NBC recently confirmed the renewal of "Late Night With Seth Meyers" and extended its host's contract through 2028. However, as the show gears up for its 12th season next fall, it will undergo a significant change: the absence of its house band, marking a first in the show’s 44-year history.

The 8G Band, which has been a staple of the show and is led by "Saturday Night Live" alum Fred Armisen, will no longer perform live. This decision, confirmed by Deadline, stems from budget constraints affecting the broadcast industry.

Eli Janney, the associate musical director and a band member, shared insights in a Vulture interview about the evolving landscape of television entertainment.

Band Cut Amid Shifts

Janney pointed to the pressures from streaming services and digital platforms as key factors in the budget cuts.

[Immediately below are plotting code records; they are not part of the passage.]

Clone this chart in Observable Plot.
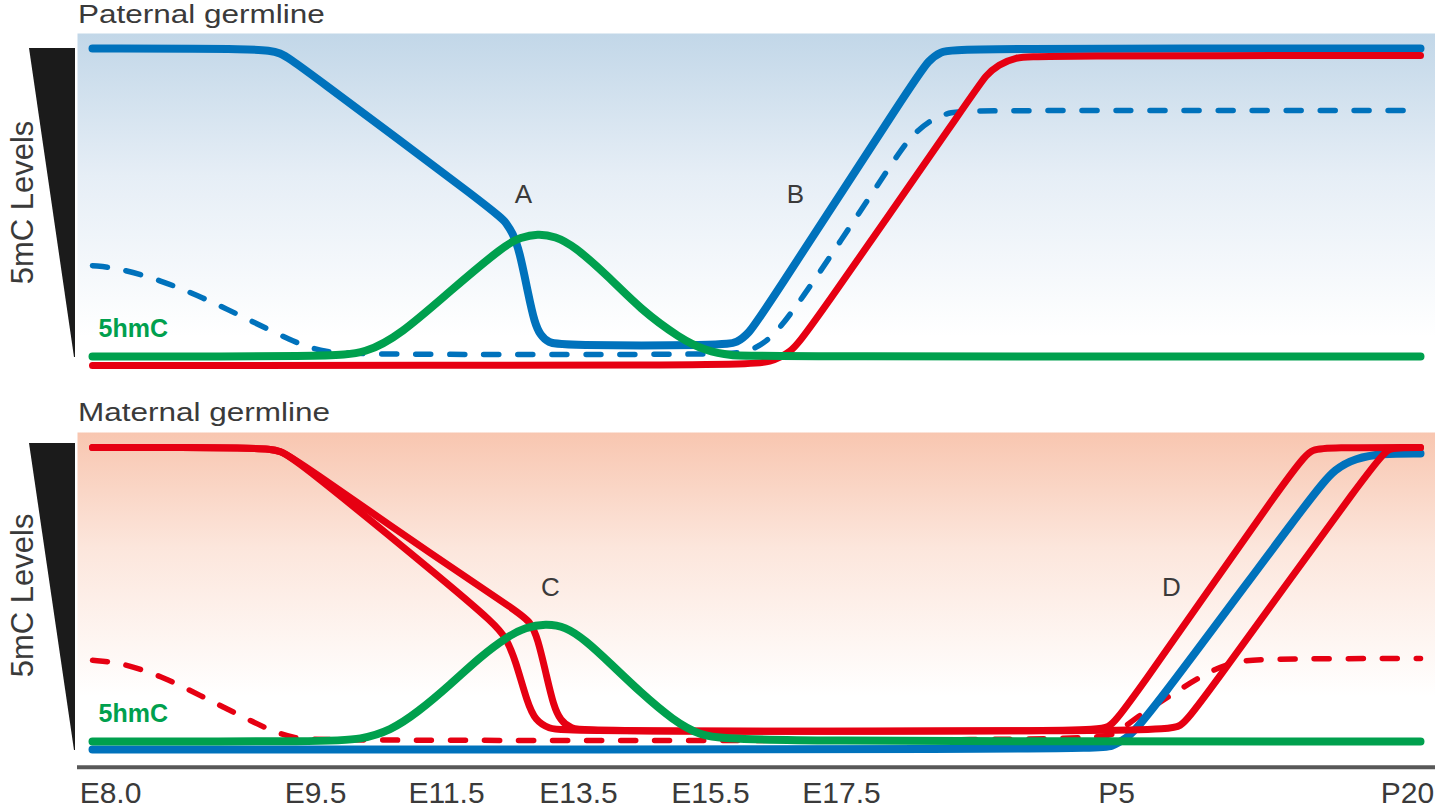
<!DOCTYPE html>
<html>
<head>
<meta charset="utf-8">
<script src="https://cdn.jsdelivr.net/npm/d3@7"></script>
<script src="https://cdn.jsdelivr.net/npm/@observablehq/plot@0.6"></script>
<style>
html, body { margin: 0; padding: 0; background: #fff; }
#root { position: relative; width: 1435px; height: 810px; overflow: hidden; font-family: "Liberation Sans", Arial, sans-serif; }
.ptitle { position: absolute; left: 78px; font-size: 25px; line-height: 25px; color: #3a3a3a; transform: scaleX(1.26); transform-origin: 0 0; white-space: nowrap; }
.panel { position: absolute; left: 0; }
</style>
</head>
<body>
<div id="root">
  <div class="panel" id="topPanel" style="top:0px"></div>
  <div class="panel" id="botPanel" style="top:400px"></div>
  <div class="ptitle" id="t1" style="top:2px"></div>
  <div class="ptitle" id="t2" style="top:400px"></div>
</div>
<script>
// ---------- DATA ----------
// x: position along the developmental timeline (schematic units), y: relative level (0 = baseline, 1 = max)
const xTickPos    = [11.0, 31.5, 44.6, 57.8, 71.0, 84.1, 111.6, 140.7];
const xTickLabels = ["E8.0", "E9.5", "E11.5", "E13.5", "E15.5", "E17.5", "P5", "P20"];

const panelTitles = ["Paternal germline", "Maternal germline"];
const yAxisLabel = "5mC Levels";
const hmcLabel = "5hmC";
const eventLabels = ["A", "B", "C", "D"];

// Paternal germline
const patBlue = [[9.2,1.000],[26.2,1.000],[28.0,0.987],[29.5,0.955],[50.0,0.458],[50.5,0.435],[51.2,0.403],[51.9,0.344],[52.8,0.198],[53.4,0.110],[54.0,0.068],[54.8,0.045],[56.0,0.036],[72.2,0.036],[73.7,0.045],[74.8,0.075],[76.0,0.127],[91.5,0.903],[92.8,0.961],[94.0,0.990],[95.5,1.000],[142,1.000]];
const patBlueDashed = [[9.2,0.295],[12.0,0.286],[16.0,0.247],[20.0,0.195],[25.0,0.117],[29.0,0.052],[32.0,0.016],[35.0,0.006],[72.0,0.006],[74.5,0.013],[76.5,0.042],[79.0,0.127],[89.3,0.636],[91.0,0.714],[93.0,0.769],[95.0,0.795],[97.5,0.799],[142,0.799]];
const patRed = [[9.2,-0.029],[74.5,-0.029],[77.0,-0.019],[79.0,0.013],[80.5,0.068],[97.5,0.864],[98.5,0.912],[99.8,0.948],[101.5,0.971],[103.5,0.977],[142,0.977]];
const pat5hmC = [[9.2,0],[33.0,0],[36.5,0.010],[40.0,0.071],[45.0,0.214],[50.5,0.364],[52.0,0.386],[53.7,0.399],[55.5,0.390],[57.3,0.360],[60.7,0.263],[64.0,0.153],[68.0,0.058],[70.5,0.019],[73.0,0.003],[76.0,0],[142,0]];

// Maternal germline
const matRedA = [[9.2,1.000],[26.2,1.000],[28.0,0.990],[29.8,0.952],[44.0,0.558],[49.5,0.398],[50.6,0.350],[51.5,0.276],[52.7,0.129],[53.5,0.071],[54.8,0.044],[56.5,0.034],[109.5,0.034],[110.8,0.048],[112.0,0.082],[130.0,0.966],[131.2,0.993],[132.8,1.000],[142,1.000]];
const matRedB = [[9.2,1.000],[26.2,1.000],[28.0,0.990],[29.8,0.952],[44.0,0.616],[52.0,0.435],[53.0,0.405],[53.7,0.354],[54.6,0.224],[55.3,0.122],[56.0,0.071],[57.0,0.044],[58.8,0.034],[116.5,0.034],[118.0,0.051],[119.3,0.095],[138.0,0.980],[139.0,0.997],[140.2,1.000],[142,1.000]];
const matBlue = [[9.2,-0.027],[109.5,-0.027],[111.2,-0.017],[112.5,0.010],[114.0,0.048],[131.5,0.854],[133.5,0.929],[135.5,0.963],[138.0,0.980],[142,0.980]];
const matRedDashed = [[9.2,0.276],[12.0,0.269],[16.0,0.224],[20.0,0.156],[24.0,0.088],[27.0,0.037],[29.5,0.010],[32.0,0.003],[109.5,0.003],[111.5,0.024],[113.7,0.085],[116.7,0.150],[120.3,0.228],[123.0,0.269],[125.5,0.282],[142,0.282]];
const mat5hmC = [[9.2,0],[33.0,0],[36.0,0.007],[39.0,0.037],[41.7,0.099],[45.0,0.194],[48.0,0.289],[50.7,0.357],[52.5,0.388],[54.5,0.401],[56.5,0.391],[58.5,0.344],[61.0,0.265],[64.0,0.167],[67.3,0.071],[70.0,0.020],[73.0,0],[142,0]];

// ---------- STYLE / LAYOUT ----------
const BLUE = "#0072bc", RED = "#e60012", GREEN = "#00a04e", INK = "#3a3a3a";
const FONT = "'Liberation Sans', Arial, Helvetica, sans-serif";
const X_DOMAIN = [9.2, 142], X_RANGE = [92, 1420];
const tickLabelOf = new Map(xTickPos.map((p, i) => [p, xTickLabels[i]]));

document.getElementById("t1").textContent = panelTitles[0];
document.getElementById("t2").textContent = panelTitles[1];

const pts = arr => arr.map(([x, v]) => ({x, v}));

function lineMark(arr, color, width, dashed) {
  return Plot.line(pts(arr), {
    x: "x", y: "v", stroke: color, strokeWidth: width, curve: "basis",
    strokeLinecap: "round", strokeLinejoin: "round",
    strokeDasharray: dashed ? "15,19" : null
  });
}

function makePanel(cfg) {
  const marks = [
    Plot.frame({fill: `url(#${cfg.gradId})`, stroke: "none"}),
    Plot.areaX(cfg.wedge, {y: "v", x1: "xl", x2: "xr", fill: "#1b1b1b"}),
    Plot.text([{x: 2.25, v: cfg.yLabelV, t: yAxisLabel}], {x: "x", y: "v", text: "t", rotate: -90, fontSize: 31, fill: INK}),
    ...cfg.lines,
    Plot.text(cfg.letters, {x: "x", y: "v", text: "t", fontSize: 26, fill: INK}),
    Plot.text([{x: 9.8, v: cfg.hmcV, t: hmcLabel}], {x: "x", y: "v", text: "t", textAnchor: "start", fontSize: 25, fontWeight: "bold", fill: GREEN})
  ];
  if (cfg.axisV !== undefined) {
    marks.push(Plot.ruleY([cfg.axisV], {x1: 7.7, x2: 143.5, stroke: "#585858", strokeWidth: 4}));
  }
  const svg = Plot.plot({
    width: 1435,
    height: cfg.height,
    marginTop: cfg.marginTop,
    marginBottom: cfg.marginBottom,
    marginLeft: 77,
    marginRight: 0,
    style: {fontFamily: FONT, fontSize: "30px", color: INK, background: "transparent", overflow: "visible"},
    x: cfg.showAxis
      ? {domain: X_DOMAIN, range: X_RANGE, ticks: xTickPos, tickFormat: d => tickLabelOf.get(d), tickSize: 0, tickPadding: 19, label: null, line: false}
      : {domain: X_DOMAIN, range: X_RANGE, axis: null},
    y: {domain: [0, 1], range: cfg.yRange, axis: null},
    marks
  });
  d3.select(svg).insert("defs", ":first-child").html(cfg.gradDef);
  return svg;
}

const topSvg = makePanel({
  height: 400, marginTop: 33, marginBottom: 10, yRange: [356, 48],
  gradId: "gTop",
  gradDef: `<linearGradient id="gTop" x1="0" y1="0" x2="0" y2="1">
      <stop offset="0" stop-color="#c2d7e8"/><stop offset="0.4" stop-color="#e6eef6"/><stop offset="0.85" stop-color="#ffffff"/></linearGradient>`,
  wedge: [{v: 1.0, xl: 2.9, xr: 7.5}, {v: -0.003, xl: 7.4, xr: 7.5}],
  yLabelV: 0.5,
  hmcV: 0.088,
  letters: [{x: 52.3, v: 0.526, t: eventLabels[0]}, {x: 79.5, v: 0.526, t: eventLabels[1]}],
  lines: [lineMark(patBlueDashed, BLUE, 5.5, true), lineMark(patBlue, BLUE, 8), lineMark(patRed, RED, 7), lineMark(pat5hmC, GREEN, 8)],
  showAxis: false
});

const botSvg = makePanel({
  height: 410, marginTop: 32, marginBottom: 48, yRange: [341, 47],
  gradId: "gBot",
  gradDef: `<linearGradient id="gBot" x1="0" y1="0" x2="0" y2="1">
      <stop offset="0" stop-color="#f8c6b0"/><stop offset="0.35" stop-color="#fce6dc"/><stop offset="0.8" stop-color="#ffffff"/></linearGradient>`,
  wedge: [{v: 1.014, xl: 2.9, xr: 7.5}, {v: -0.031, xl: 7.4, xr: 7.5}],
  yLabelV: 0.497,
  hmcV: 0.095,
  letters: [{x: 55.0, v: 0.524, t: eventLabels[2]}, {x: 117.1, v: 0.524, t: eventLabels[3]}],
  lines: [lineMark(matRedDashed, RED, 5.5, true), lineMark(matBlue, BLUE, 8), lineMark(matRedA, RED, 7), lineMark(matRedB, RED, 7), lineMark(mat5hmC, GREEN, 8)],
  axisV: -0.088,
  showAxis: true
});

document.getElementById("topPanel").appendChild(topSvg);
document.getElementById("botPanel").appendChild(botSvg);
</script>
</body>
</html>
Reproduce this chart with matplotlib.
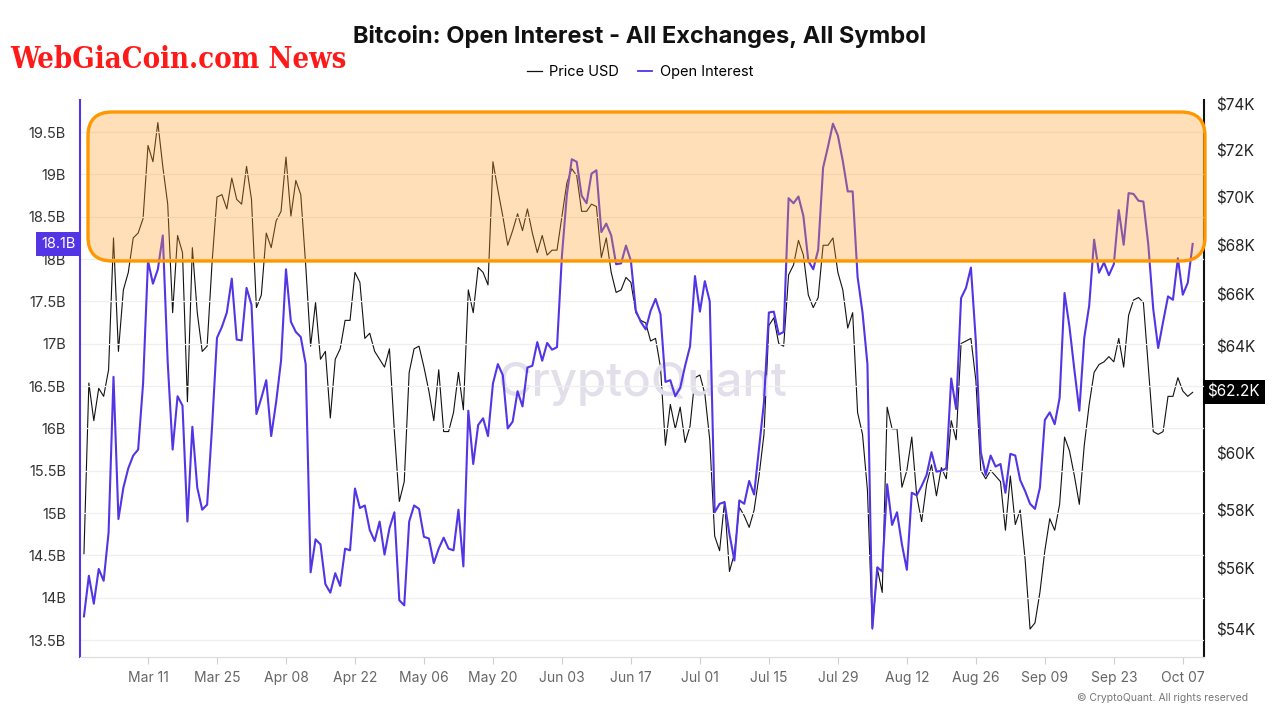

"It’s a Spotify moment in music," he remarked, highlighting the broader devaluation of music in the digital age. The band was informed of this decision over a month ago by Meyers and showrunner Mike Shoemaker, impacting not only the musicians but also the crew associated with them.

"Late Night With Seth Meyers" differs from shows like "The Tonight Show Starring Jimmy Fallon," where live music is central to the format. Meyers' show has been known more for its sharp political commentary in segments like "A Closer Look" and features like the "Day Drinking" series, along with its celebrity interviews.

Despite the removal of live performances, the 8G Band members, including Seth Jabour and Syd Butler, will continue to contribute musically to the show behind the scenes. This shift reflects a broader trend in television where traditional elements are being reevaluated in response to financial realities and changing viewer preferences.

As the landscape of late-night television adapts, Meyers' show is poised to maintain its relevance through its strong comedic and analytical content, albeit without one of its longstanding musical components.